DATA EXTRACT:
--- Begin ---
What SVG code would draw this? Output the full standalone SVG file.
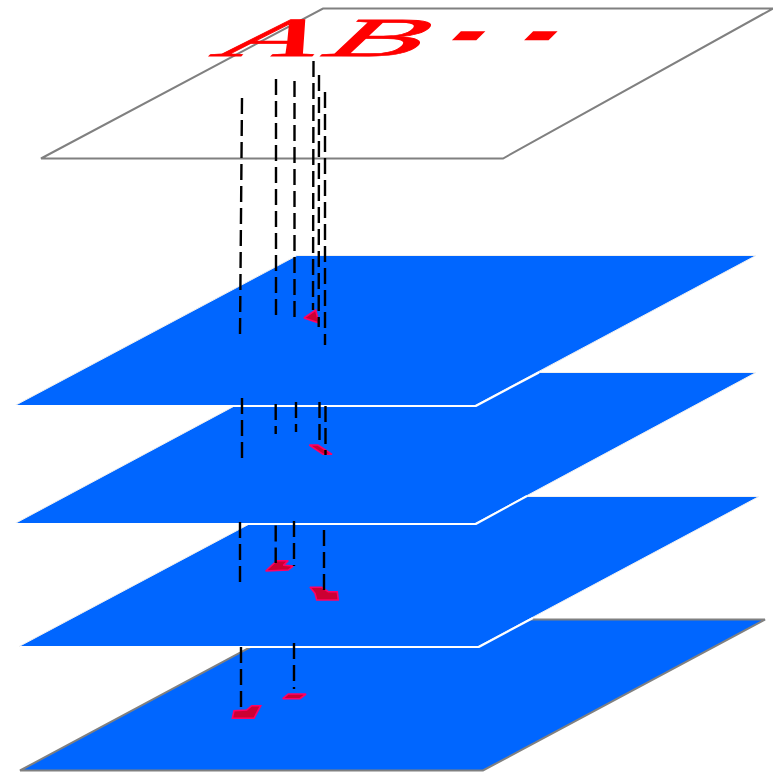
--- End ---
--- Begin ---
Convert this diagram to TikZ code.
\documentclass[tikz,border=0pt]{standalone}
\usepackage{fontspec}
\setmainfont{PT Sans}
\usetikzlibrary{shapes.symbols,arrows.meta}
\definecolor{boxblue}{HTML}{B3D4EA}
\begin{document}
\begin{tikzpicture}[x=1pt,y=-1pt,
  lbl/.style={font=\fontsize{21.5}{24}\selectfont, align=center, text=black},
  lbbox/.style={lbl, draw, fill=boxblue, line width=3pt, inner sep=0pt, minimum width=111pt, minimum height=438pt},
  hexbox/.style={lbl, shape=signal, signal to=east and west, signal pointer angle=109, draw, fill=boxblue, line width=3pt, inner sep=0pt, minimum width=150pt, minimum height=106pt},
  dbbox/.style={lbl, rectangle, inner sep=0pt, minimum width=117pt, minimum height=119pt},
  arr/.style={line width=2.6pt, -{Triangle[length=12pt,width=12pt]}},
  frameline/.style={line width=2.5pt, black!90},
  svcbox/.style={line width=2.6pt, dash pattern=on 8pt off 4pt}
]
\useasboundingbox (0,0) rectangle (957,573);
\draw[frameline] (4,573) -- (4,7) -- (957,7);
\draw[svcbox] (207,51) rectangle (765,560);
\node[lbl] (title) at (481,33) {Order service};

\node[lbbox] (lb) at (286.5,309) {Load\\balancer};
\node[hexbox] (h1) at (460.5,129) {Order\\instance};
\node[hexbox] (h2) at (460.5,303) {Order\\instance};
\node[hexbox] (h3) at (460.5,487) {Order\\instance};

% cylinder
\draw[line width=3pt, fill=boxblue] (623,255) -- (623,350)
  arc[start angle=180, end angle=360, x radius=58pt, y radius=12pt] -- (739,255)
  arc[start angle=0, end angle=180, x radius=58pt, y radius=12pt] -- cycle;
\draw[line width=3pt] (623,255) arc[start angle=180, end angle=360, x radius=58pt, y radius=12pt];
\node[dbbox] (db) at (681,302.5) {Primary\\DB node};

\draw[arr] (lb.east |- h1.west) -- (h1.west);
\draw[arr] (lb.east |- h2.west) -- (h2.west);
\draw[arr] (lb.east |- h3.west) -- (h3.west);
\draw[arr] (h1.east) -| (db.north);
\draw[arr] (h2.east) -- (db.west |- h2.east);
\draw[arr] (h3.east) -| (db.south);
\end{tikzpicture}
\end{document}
--- End ---
--- Begin ---
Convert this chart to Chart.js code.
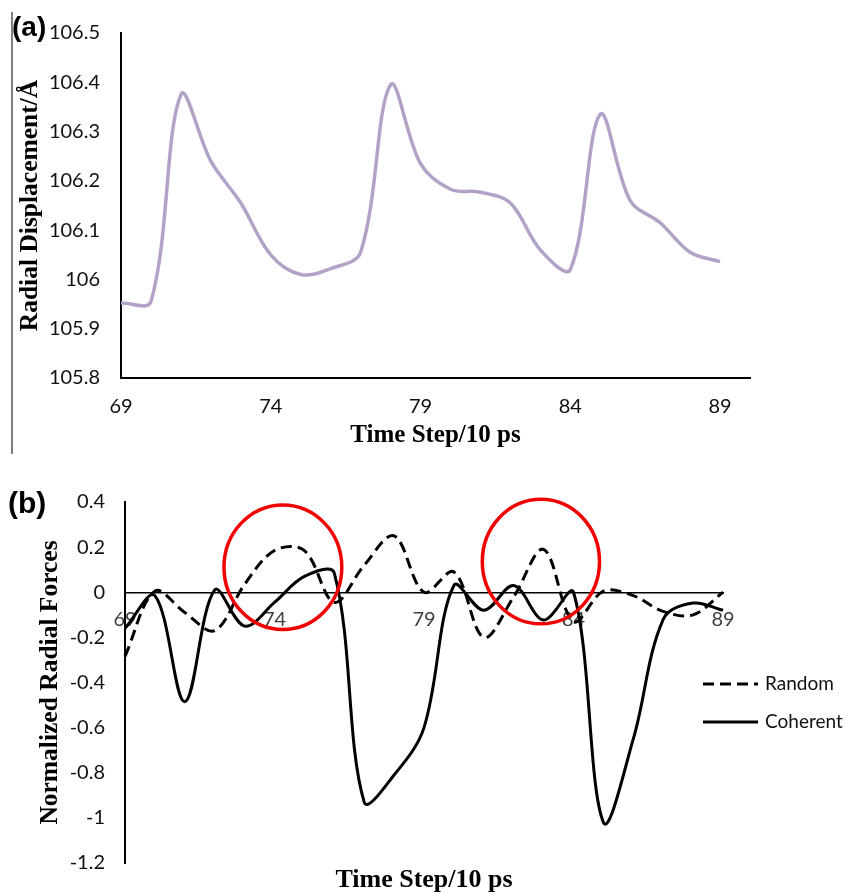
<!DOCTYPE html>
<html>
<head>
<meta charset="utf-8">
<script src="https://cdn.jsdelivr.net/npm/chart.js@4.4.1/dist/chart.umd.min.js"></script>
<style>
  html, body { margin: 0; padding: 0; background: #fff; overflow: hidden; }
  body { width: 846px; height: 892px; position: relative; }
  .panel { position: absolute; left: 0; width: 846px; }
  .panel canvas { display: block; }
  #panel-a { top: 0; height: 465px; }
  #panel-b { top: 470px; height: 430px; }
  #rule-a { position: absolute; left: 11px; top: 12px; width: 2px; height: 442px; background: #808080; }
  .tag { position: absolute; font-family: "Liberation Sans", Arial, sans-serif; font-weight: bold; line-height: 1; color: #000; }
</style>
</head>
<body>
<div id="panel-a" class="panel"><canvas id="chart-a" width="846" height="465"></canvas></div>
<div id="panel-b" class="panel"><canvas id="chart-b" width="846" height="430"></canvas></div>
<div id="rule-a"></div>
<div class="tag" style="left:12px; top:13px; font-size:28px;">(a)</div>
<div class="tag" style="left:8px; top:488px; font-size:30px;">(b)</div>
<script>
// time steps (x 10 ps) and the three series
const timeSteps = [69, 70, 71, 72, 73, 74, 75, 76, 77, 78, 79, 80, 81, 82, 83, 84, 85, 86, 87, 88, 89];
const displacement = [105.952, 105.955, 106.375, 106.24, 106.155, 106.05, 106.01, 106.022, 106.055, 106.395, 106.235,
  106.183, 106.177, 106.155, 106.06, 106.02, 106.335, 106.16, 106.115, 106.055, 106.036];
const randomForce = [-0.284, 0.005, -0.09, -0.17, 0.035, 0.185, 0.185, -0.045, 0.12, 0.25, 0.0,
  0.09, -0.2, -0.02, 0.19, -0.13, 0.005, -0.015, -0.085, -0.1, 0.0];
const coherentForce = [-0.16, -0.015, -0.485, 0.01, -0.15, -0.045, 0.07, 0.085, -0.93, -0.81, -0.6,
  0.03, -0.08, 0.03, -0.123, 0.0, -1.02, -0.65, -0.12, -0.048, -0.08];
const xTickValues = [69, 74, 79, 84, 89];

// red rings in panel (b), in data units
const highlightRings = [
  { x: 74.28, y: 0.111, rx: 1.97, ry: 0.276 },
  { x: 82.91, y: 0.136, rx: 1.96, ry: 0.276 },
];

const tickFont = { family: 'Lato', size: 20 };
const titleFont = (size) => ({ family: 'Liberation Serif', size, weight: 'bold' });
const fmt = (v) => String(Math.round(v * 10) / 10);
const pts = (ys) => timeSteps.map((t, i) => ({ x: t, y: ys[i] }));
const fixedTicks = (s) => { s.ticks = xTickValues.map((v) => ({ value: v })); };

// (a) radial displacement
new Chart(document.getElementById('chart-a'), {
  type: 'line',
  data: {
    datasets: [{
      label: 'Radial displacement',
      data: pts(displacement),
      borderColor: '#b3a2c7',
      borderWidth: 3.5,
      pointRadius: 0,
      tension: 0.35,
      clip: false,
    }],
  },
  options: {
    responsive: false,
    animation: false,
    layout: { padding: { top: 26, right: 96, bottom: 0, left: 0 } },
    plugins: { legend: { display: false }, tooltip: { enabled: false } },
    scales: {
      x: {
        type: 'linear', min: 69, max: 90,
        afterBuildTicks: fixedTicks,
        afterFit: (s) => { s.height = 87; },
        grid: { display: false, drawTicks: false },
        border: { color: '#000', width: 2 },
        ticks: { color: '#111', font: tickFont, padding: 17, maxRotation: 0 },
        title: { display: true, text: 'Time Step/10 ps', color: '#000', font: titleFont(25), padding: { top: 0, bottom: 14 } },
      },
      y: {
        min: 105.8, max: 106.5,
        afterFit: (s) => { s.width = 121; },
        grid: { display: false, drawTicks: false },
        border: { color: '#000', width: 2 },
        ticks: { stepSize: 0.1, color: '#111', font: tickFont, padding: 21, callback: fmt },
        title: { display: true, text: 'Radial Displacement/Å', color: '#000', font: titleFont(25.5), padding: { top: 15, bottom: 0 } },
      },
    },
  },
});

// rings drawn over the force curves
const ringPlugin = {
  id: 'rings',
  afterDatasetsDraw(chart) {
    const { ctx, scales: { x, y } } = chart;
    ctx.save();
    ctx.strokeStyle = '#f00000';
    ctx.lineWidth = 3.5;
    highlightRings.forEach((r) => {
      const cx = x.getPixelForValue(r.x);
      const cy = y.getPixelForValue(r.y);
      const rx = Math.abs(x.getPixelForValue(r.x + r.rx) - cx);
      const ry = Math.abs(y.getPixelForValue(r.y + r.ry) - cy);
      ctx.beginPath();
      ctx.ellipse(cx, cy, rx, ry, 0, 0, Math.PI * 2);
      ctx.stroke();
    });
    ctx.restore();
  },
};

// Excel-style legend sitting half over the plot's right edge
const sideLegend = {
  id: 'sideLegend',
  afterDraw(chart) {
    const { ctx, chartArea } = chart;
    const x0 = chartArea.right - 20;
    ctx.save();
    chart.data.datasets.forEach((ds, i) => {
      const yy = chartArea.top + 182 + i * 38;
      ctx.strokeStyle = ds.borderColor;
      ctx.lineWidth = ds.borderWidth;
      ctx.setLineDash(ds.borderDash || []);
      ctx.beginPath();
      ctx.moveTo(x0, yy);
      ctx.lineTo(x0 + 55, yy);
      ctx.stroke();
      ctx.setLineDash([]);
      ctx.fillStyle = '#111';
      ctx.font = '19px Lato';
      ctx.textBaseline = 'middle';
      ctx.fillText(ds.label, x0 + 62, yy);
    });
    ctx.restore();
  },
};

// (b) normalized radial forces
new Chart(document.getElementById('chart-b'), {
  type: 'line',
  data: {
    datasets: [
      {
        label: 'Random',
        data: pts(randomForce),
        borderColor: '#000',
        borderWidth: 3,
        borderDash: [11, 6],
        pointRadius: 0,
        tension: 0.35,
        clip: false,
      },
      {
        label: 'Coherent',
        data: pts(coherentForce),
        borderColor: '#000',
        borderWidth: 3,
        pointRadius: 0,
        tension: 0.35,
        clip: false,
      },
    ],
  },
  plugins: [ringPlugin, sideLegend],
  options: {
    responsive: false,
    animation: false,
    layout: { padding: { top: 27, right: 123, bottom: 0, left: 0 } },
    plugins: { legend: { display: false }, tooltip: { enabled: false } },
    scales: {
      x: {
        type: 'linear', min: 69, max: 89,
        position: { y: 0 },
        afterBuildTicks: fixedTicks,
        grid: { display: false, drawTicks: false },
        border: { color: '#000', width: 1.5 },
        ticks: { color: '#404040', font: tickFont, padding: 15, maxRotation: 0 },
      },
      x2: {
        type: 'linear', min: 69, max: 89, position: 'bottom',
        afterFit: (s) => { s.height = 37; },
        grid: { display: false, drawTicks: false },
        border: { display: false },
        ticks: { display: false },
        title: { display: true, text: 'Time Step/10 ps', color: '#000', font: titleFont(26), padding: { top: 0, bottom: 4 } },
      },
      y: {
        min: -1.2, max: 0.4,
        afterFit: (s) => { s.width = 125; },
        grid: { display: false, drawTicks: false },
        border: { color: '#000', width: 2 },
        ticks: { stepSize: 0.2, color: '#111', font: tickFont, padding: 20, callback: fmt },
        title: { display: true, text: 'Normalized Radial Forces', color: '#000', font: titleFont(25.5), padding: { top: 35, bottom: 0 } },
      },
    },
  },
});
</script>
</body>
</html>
--- End ---
TASK: Isolate the lines that hold the word "code" and copy all of them.

ANSWER TO THE TASK:
What SVG code would draw this? Output the full standalone SVG file.
Convert this diagram to TikZ code.
Convert this chart to Chart.js code.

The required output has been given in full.